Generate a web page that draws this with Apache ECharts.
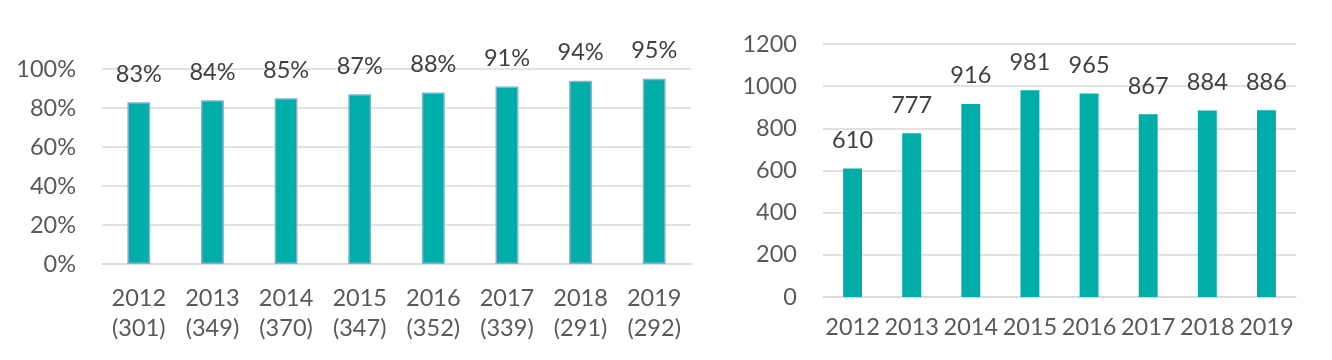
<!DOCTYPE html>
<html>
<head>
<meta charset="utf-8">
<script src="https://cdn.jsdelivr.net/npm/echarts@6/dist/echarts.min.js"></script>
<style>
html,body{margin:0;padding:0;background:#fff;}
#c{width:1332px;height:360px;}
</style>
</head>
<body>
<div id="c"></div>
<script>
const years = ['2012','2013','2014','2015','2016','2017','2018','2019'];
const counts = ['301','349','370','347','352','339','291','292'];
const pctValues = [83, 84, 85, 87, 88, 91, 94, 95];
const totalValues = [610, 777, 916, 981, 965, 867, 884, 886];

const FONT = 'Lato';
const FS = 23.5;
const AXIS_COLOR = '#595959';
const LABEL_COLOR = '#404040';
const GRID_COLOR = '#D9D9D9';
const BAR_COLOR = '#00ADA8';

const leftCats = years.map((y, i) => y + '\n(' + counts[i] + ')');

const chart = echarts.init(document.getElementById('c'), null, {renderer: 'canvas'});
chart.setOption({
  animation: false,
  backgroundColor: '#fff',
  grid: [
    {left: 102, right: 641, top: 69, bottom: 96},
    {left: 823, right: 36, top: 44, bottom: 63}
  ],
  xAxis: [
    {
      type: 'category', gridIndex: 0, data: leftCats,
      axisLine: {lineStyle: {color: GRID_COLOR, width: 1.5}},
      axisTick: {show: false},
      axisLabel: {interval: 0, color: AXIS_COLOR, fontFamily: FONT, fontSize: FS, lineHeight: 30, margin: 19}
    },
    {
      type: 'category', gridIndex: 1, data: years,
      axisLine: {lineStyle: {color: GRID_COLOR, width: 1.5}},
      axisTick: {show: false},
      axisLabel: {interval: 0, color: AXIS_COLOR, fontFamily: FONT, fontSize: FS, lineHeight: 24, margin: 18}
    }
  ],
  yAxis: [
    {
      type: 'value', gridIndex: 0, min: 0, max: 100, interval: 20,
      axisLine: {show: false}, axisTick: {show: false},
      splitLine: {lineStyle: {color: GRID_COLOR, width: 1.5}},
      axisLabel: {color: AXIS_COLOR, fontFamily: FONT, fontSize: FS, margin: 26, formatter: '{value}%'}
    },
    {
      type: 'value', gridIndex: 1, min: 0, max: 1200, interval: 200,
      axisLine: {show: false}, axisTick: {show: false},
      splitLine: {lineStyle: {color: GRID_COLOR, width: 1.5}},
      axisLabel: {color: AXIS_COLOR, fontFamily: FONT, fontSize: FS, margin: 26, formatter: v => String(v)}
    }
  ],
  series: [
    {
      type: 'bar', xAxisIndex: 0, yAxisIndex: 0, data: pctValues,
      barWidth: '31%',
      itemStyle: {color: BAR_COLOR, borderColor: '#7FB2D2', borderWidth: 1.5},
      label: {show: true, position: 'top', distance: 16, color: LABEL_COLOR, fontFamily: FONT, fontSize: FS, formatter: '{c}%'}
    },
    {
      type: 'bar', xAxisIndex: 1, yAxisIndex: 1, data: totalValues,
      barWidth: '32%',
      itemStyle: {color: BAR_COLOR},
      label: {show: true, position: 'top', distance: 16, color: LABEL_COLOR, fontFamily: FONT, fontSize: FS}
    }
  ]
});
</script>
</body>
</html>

* * * *

Repeat the material above verbatim. Leave the pictures behind.

Generate a web page that draws this with Apache ECharts.
<!DOCTYPE html>
<html>
<head>
<meta charset="utf-8">
<script src="https://cdn.jsdelivr.net/npm/echarts@6/dist/echarts.min.js"></script>
<style>
html,body{margin:0;padding:0;background:#fff;}
#c{width:1332px;height:360px;}
</style>
</head>
<body>
<div id="c"></div>
<script>
const years = ['2012','2013','2014','2015','2016','2017','2018','2019'];
const counts = ['301','349','370','347','352','339','291','292'];
const pctValues = [83, 84, 85, 87, 88, 91, 94, 95];
const totalValues = [610, 777, 916, 981, 965, 867, 884, 886];

const FONT = 'Lato';
const FS = 23.5;
const AXIS_COLOR = '#595959';
const LABEL_COLOR = '#404040';
const GRID_COLOR = '#D9D9D9';
const BAR_COLOR = '#00ADA8';

const leftCats = years.map((y, i) => y + '\n(' + counts[i] + ')');

const chart = echarts.init(document.getElementById('c'), null, {renderer: 'canvas'});
chart.setOption({
  animation: false,
  backgroundColor: '#fff',
  grid: [
    {left: 102, right: 641, top: 69, bottom: 96},
    {left: 823, right: 36, top: 44, bottom: 63}
  ],
  xAxis: [
    {
      type: 'category', gridIndex: 0, data: leftCats,
      axisLine: {lineStyle: {color: GRID_COLOR, width: 1.5}},
      axisTick: {show: false},
      axisLabel: {interval: 0, color: AXIS_COLOR, fontFamily: FONT, fontSize: FS, lineHeight: 30, margin: 19}
    },
    {
      type: 'category', gridIndex: 1, data: years,
      axisLine: {lineStyle: {color: GRID_COLOR, width: 1.5}},
      axisTick: {show: false},
      axisLabel: {interval: 0, color: AXIS_COLOR, fontFamily: FONT, fontSize: FS, lineHeight: 24, margin: 18}
    }
  ],
  yAxis: [
    {
      type: 'value', gridIndex: 0, min: 0, max: 100, interval: 20,
      axisLine: {show: false}, axisTick: {show: false},
      splitLine: {lineStyle: {color: GRID_COLOR, width: 1.5}},
      axisLabel: {color: AXIS_COLOR, fontFamily: FONT, fontSize: FS, margin: 26, formatter: '{value}%'}
    },
    {
      type: 'value', gridIndex: 1, min: 0, max: 1200, interval: 200,
      axisLine: {show: false}, axisTick: {show: false},
      splitLine: {lineStyle: {color: GRID_COLOR, width: 1.5}},
      axisLabel: {color: AXIS_COLOR, fontFamily: FONT, fontSize: FS, margin: 26, formatter: v => String(v)}
    }
  ],
  series: [
    {
      type: 'bar', xAxisIndex: 0, yAxisIndex: 0, data: pctValues,
      barWidth: '31%',
      itemStyle: {color: BAR_COLOR, borderColor: '#7FB2D2', borderWidth: 1.5},
      label: {show: true, position: 'top', distance: 16, color: LABEL_COLOR, fontFamily: FONT, fontSize: FS, formatter: '{c}%'}
    },
    {
      type: 'bar', xAxisIndex: 1, yAxisIndex: 1, data: totalValues,
      barWidth: '32%',
      itemStyle: {color: BAR_COLOR},
      label: {show: true, position: 'top', distance: 16, color: LABEL_COLOR, fontFamily: FONT, fontSize: FS}
    }
  ]
});
</script>
</body>
</html>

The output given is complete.